Universal re'locator

What happens when nobody will take responsibility for a standard that the web relies on?

RSS, the standard millions of us use to syndicate content, and view other people’s syndicated content, was originally invented by Ramanathan Guha at Netscape, for use on its my.netscape.com portal. Soon afterwards, Netscape lost interest in the format, leaving it ownerless and later on picked up by a development community spearheaded by UserLand Software.RSS 0.91 became 1.0 and 2.0, yet despite the deprecation of the grandaddy of them all 0.91 is still around and in use, arguably because of the vast overcomplications in its immediate successor and the divisions that it caused in the community.

The problem with that is as follows. Every time someone views an RSS 0.91 syndication feed with certain types of syndication software, their computer attempts to get the DTD from this location on the my.netscape portal—it’s hardcoded into the way that the software understands what XML format it’s dealing with. So this URL gets plenty of hits:

http://my.netscape.com/publish/formats/rss-0.9.dtd

Which is great, until Netscape decide—legitimately, one might argue—to update the my.netscape portal and get rid of the DTD. Which they did, at the start of the year. At that point, a good portion of the syndication lights go out across the world. And although we now have a moratorium until July 2007, nothing has really been solved in the long run.

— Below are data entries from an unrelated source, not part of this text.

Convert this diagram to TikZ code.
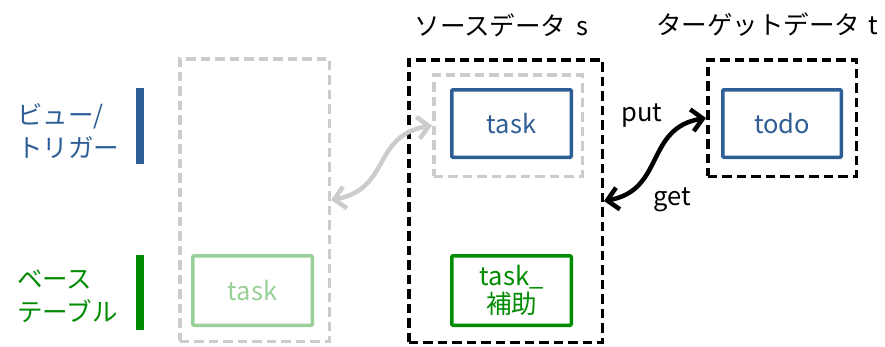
\documentclass[tikz,border=0pt]{standalone}
\usepackage{fontspec}
\setmainfont{Noto Sans CJK JP}
\usetikzlibrary{arrows.meta}
\definecolor{myblue}{RGB}{46,94,150}
\definecolor{mygreen}{RGB}{0,140,0}
\definecolor{lightgreen}{RGB}{153,208,153}
\definecolor{lightgray}{RGB}{204,204,204}
\begin{document}
\begin{tikzpicture}[x=1pt,y=-1pt,
  fnt/.style={font=\fontsize{25.5}{30}\selectfont},
  tbl/.style={draw, line width=3.5pt, inner sep=0pt, rounded corners=1pt, fnt, align=center},
  grp/.style={draw, line width=3.5pt, inner sep=0pt, dash pattern=on 9.5pt off 5pt},
  bar/.style={fill, inner sep=0pt, minimum width=8pt},
  lab/.style={inner sep=0pt, anchor=west, align=left, font=\fontsize{25.5}{33}\selectfont},
  conn/.style={line width=4.5pt, {Straight Barb[length=11pt,width=22pt]}-{Straight Barb[length=11pt,width=22pt]}}
]
\useasboundingbox (0,0) rectangle (885,346);

% titles
\node[fnt, inner sep=0pt] (tsrc) at (501.5,25) {ソースデータ\hspace{10pt}s};
\node[fnt, inner sep=0pt] (ttgt) at (767,25) {ターゲットデータ\hspace{8pt}t};

% left labels and bars
\node[lab, text=myblue] (lview) at (17,131.5) {ビュー/\\トリガー};
\node[lab, text=mygreen] (lbase) at (17,296.5) {ベース\\テーブル};
\node[bar, fill=myblue, minimum height=76pt] (bview) at (140,125.5) {};
\node[bar, fill=mygreen, minimum height=75pt] (bbase) at (140,292.5) {};

% groups
\node[grp, draw=lightgray, minimum width=149.5pt, minimum height=282.5pt] (lgrp) at (254.5,200) {};
\node[grp, draw=black, minimum width=193.5pt, minimum height=282.5pt] (src) at (505.5,201) {};
\node[grp, draw=lightgray, minimum width=148.5pt, minimum height=101.5pt] (vgrp) at (508,125.5) {};
\node[grp, draw=black, minimum width=148.5pt, minimum height=116.5pt] (tgt) at (782,118) {};

% tables
\node[tbl, draw=lightgreen, text=lightgreen, minimum width=119.5pt, minimum height=69.5pt] (ltask) at (252.5,290.5) {task};
\node[tbl, draw=myblue, text=myblue, minimum width=119.5pt, minimum height=67.5pt] (task) at (511.5,123.5) {task};
\node[tbl, draw=mygreen, text=mygreen, minimum width=119.5pt, minimum height=69.5pt] (aux) at (511.5,290.5) {task\_\\[-2pt]補助};
\node[tbl, draw=myblue, text=myblue, minimum width=118.5pt, minimum height=67.5pt] (todo) at (782,123.5) {todo};

% connectors
\draw[conn, lightgray] (lgrp.east) .. controls +(60,-11) and +(-60,10) .. (vgrp.west);
\draw[conn, black] (src.east) .. controls +(61,-11) and +(-61,10) .. (tgt.west);
\node[fnt, inner sep=0pt] (put) at (642,116) {put};
\node[fnt, inner sep=0pt] (get) at (672,200) {get};
\end{tikzpicture}
\end{document}
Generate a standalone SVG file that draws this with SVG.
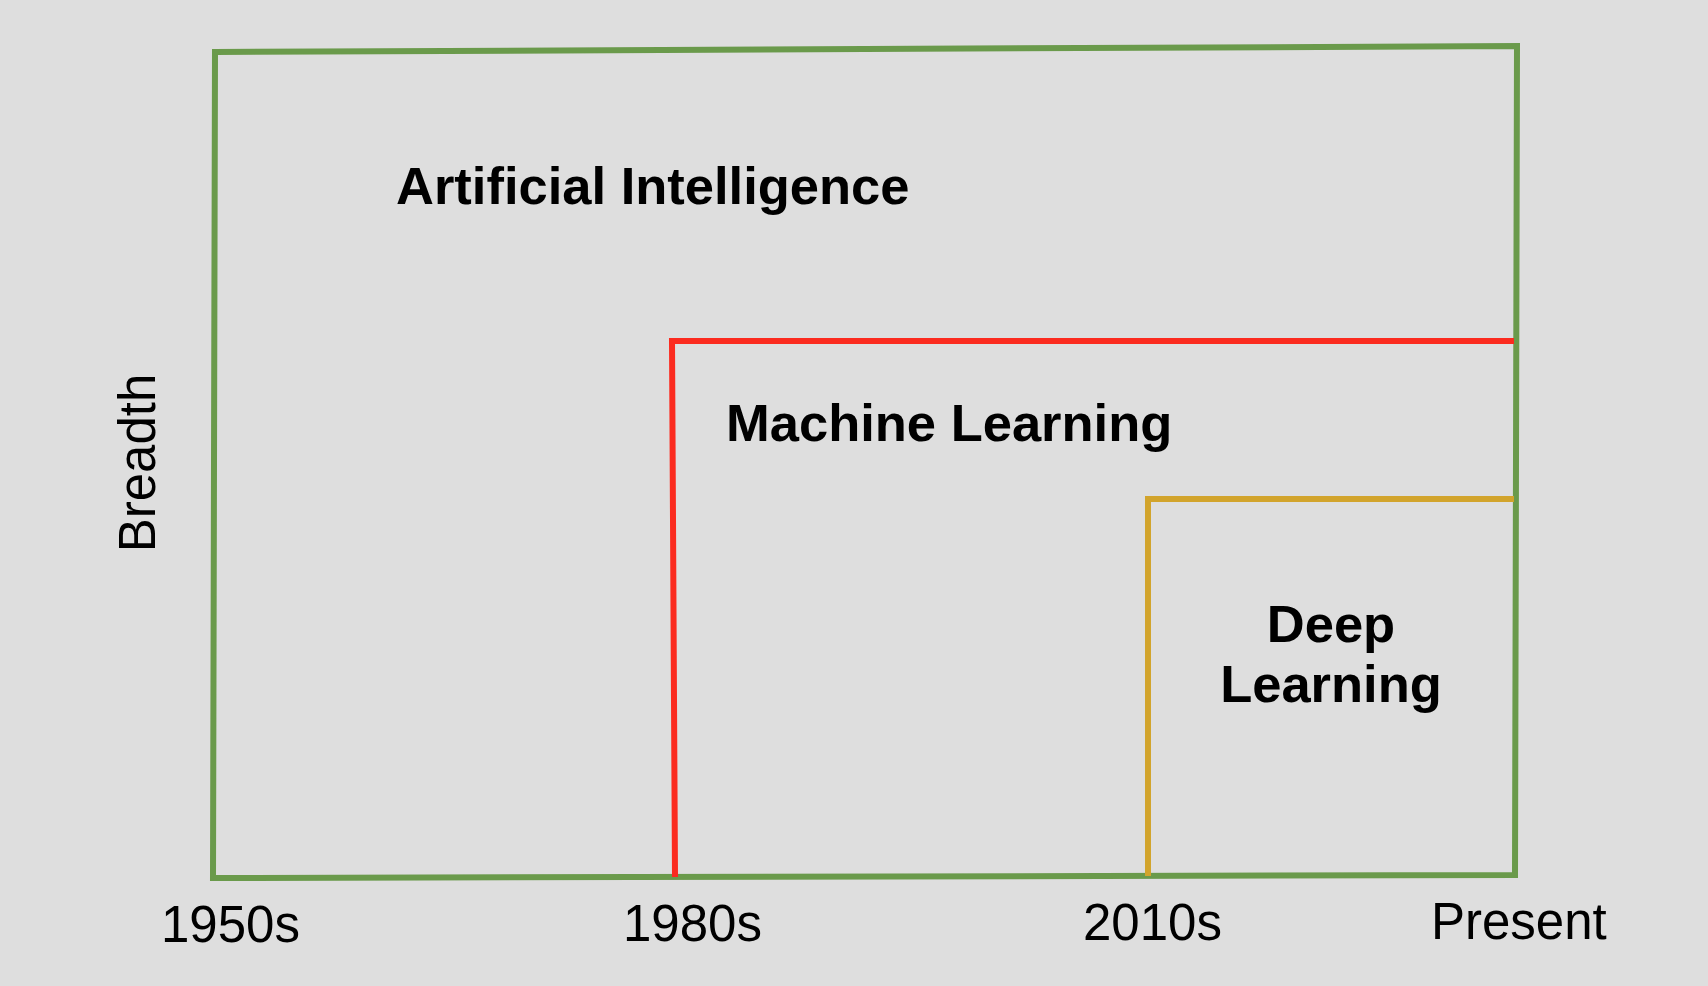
<svg xmlns="http://www.w3.org/2000/svg" width="1708" height="986" viewBox="0 0 1708 986">
<style>
.lbl{font-family:"Liberation Sans",Arial,sans-serif;font-weight:bold;font-size:52.5px;fill:#000}
.ax{font-family:"Liberation Sans",Arial,sans-serif;font-size:51px;fill:#000}
.ln{fill:none;stroke-width:6;stroke-linejoin:miter}
</style>
<rect width="1708" height="986" fill="#dedede"/>
<g id="connectors">
</g>
<g id="ai">
<path class="ln" d="M215 52 L1517 46 L1515 875 L213 878 Z" stroke="#6a9a4b"/>
<text class="lbl" x="396" y="204">Artificial Intelligence</text>
</g>
<g id="ml">
<path class="ln" d="M675 877 L672 341 L1514 341" stroke="#fb2b1f"/>
<text class="lbl" x="726" y="441">Machine Learning</text>
</g>
<g id="dl">
<path class="ln" d="M1148 876 L1148 499 L1514 499" stroke="#d2a42c"/>
<text class="lbl" x="1331" y="642" text-anchor="middle">Deep</text>
<text class="lbl" x="1331" y="702" text-anchor="middle">Learning</text>
</g>
<g id="axis">
<text class="ax" x="161" y="942">1950s</text>
<text class="ax" x="623" y="941">1980s</text>
<text class="ax" x="1083" y="940">2010s</text>
<text class="ax" x="1431" y="939">Present</text>
<text class="ax" transform="translate(155,463) rotate(-90)" text-anchor="middle">Breadth</text>
</g>
</svg>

Anyway, Netscape shouldn’t have to support the bandwidth of millions of DTD downloads for a standard they declared defunct—when did they sign the don’t-be-evil contract?—and maybe people should “just” move to a newer version of RSS, or Atom. But this whole episode is an Ozymandian warning of what is to come. We’ve reached the point where the URLs of industry (one-time) giants are simply no longer to be trusted as the location of standards.

One day Microsoft, and Sun, and IBM, will cease to exist, and their websites become the 22nd century equivalent of Google-adsensed search engines (Google, of course, will be around forever, more’s the pity). Sooner or later something really horrible will happen for the open communities, say Purl disappearing for good, taking things like the Dublin Core XML specification with it. We need to know how to deal with the loss of their specifications and standards now: the unreliability of the URL as a locator for DTDs and schemata. Or is the only lesson we can draw from history, that we’re destined to wander from standard to standard as the specifications drop off the radar, leading the nomadic life of those standardized today, obsolete tomorrow?

Comments

Isn't this what the Public identifier is for? I've not fiddled with RSS, but the equivalent for XHTML 1.0 is:

DOCTYPE html PUBLIC "-//W3C//DTD XHTML 1.0 Strict//EN" "http://www.w3.org/TR/xhtml1/DTD/xhtml1-strict.dtd">

where even if the URL is unavailable the "-//W3C//DTD XHTML 1.0 Strict//EN" should be sufficient to identify the DTD that, frankly, every RSS reader should have cached locally anyway.

(Relatedly, ISTR this is why there wasn't supposed to be anything downloadable at the URL that defines a namespace.)

I don't know what you mean by "for", really. I can't take that public identifier and use it to validate the content. You might as well say that you can treat the URL that follows it as a string that isn't really a URL, just an identifier, and junk the PUBLIC identifier as redundant. It doesn't solve the lookup problem.

Whether or not you cache the standard locally is a separate issue too, I think. If there are millions of copies of the DTD about the place then as far as reliability is concerned that's as bad as having no authoratitive single copy. And if your cache has no latency time after which it goes and rediscovers the authoratitive standard then you run the risk of being unable to refresh a somehow polluted cache.

I'm glad to know there's some reason why you can't download anything at the URL that defines a schema namespace, though: it's a shame it doesn't really make up for the fact that any process whereby you might try to automate schema referencing, downloading and validating is fundamentally screwed by having bugger-all to download at the xmlns: URL, even if the relevant authoratitive standards are still alive and well.